6. Blake-for-Boykins

Boykins.....................(18.21) (Eff48 since the trade)
Blake........................(17.34) (Eff48 since the trade)

Advantage: Push
At the time this deal was made, I wondered what Denver was smoking. Since then, Earl the Pearl has underwhelmed while Blake suddenly realized the NBA season was underway. That said, Boykins is still outproducing Blake, and Blake showed no inclination to fit in Milwaukee anyway. Therefore, I have to call this deal a push.


At March 1, 2007 at 11:46 PM, Blogger Frank said...

This comment has been removed by the author.

At March 1, 2007 at 11:48 PM, Blogger Frank said...

So, 4W1L and 1Tie, and the game is not over about that L. Do you think Harris did a good job? Or just luck?

At March 2, 2007 at 10:33 AM, Blogger Blogmaster said...

The thing is, if you view all of the moves together, he's winning the battles, but has he made any progress with the war? I don't know.
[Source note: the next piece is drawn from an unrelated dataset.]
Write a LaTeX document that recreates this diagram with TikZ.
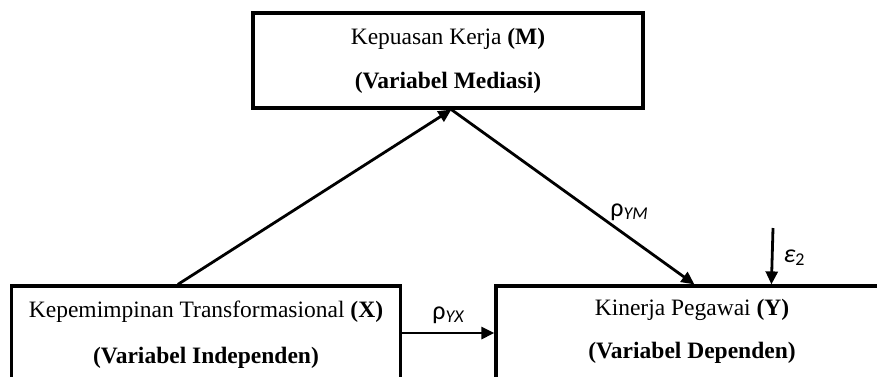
\documentclass[tikz,border=0pt]{standalone}
\usepackage{fontspec}
\setmainfont{Liberation Serif}
\newfontfamily\symfont{Carlito}
\usetikzlibrary{arrows.meta}
\begin{document}
\begin{tikzpicture}[x=1pt,y=-1pt,
  box/.style={draw,line width=3.2pt,inner sep=0pt,rectangle},
  txt/.style={inner sep=0pt,font=\fontsize{23.5}{28}\selectfont},
  lbl/.style={inner sep=0pt,font=\symfont\fontsize{26}{30}\selectfont},
  arr/.style={line width=2.8pt,-{Triangle[length=13pt,width=12pt]}}]
\useasboundingbox (0,0) rectangle (877,376);
\clip (0,0) rectangle (877,376);
\node[box,minimum width=390pt,minimum height=95pt] (M) at (448,60.5) {};
\node[box,minimum width=389pt,minimum height=94pt] (X) at (206,333) {};
\node[box,minimum width=392pt,minimum height=94pt] (Y) at (692,333) {};
\node[txt] (m1) at (448,39) {Kepuasan Kerja \textbf{(M)}};
\node[txt] (m2) at (448,83) {\textbf{(Variabel Mediasi)}};
\node[txt] (x1) at (206,312) {Kepemimpinan Transformasional \textbf{(X)}};
\node[txt] (x2) at (206,358) {\textbf{(Variabel Independen)}};
\node[txt] (y1) at (692,310) {Kinerja Pegawai \textbf{(Y)}};
\node[txt] (y2) at (692,353) {\textbf{(Variabel Dependen)}};
\coordinate (xm) at ([xshift=168pt]X.north west);
\coordinate (mb) at ([xshift=200pt]M.south west);
\coordinate (yt) at ([xshift=200pt]Y.north west);
\coordinate (e) at (773,228);
\coordinate (et) at ([xshift=277pt]Y.north west);
\draw[arr] (xm) -- (mb);
\draw[arr] (mb) -- (yt);
\draw[arr] (X.east) -- (Y.west);
\draw[arr] (e) -- (et);
\node[lbl] (pyx) at (448,315) {ρ\raisebox{-3pt}{\fontsize{18}{20}\selectfont\itshape YX}};
\node[lbl] (pym) at (629,212) {ρ\raisebox{-3pt}{\fontsize{18}{20}\selectfont\itshape YM}};
\node[lbl] (eps) at (794,258) {\itshape ε\raisebox{-3pt}{\upshape\fontsize{18}{20}\selectfont 2}};
\end{tikzpicture}
\end{document}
I do like this about Harris, though: his willingness to constantly retool. Too many GMs put together these ridiculous "5 Year Plans" like their Stalin or something, and they refuse to abandon them when they aren't working. That doesn't work in basketball.

I think being a basketball GM, unlike any other sport, is like playing one of those discard card game like "Hearts". To be successful, at any given moment you have to be ready to get rid of some cards but you also always have to have an eye on the valuable cards you must keep to win.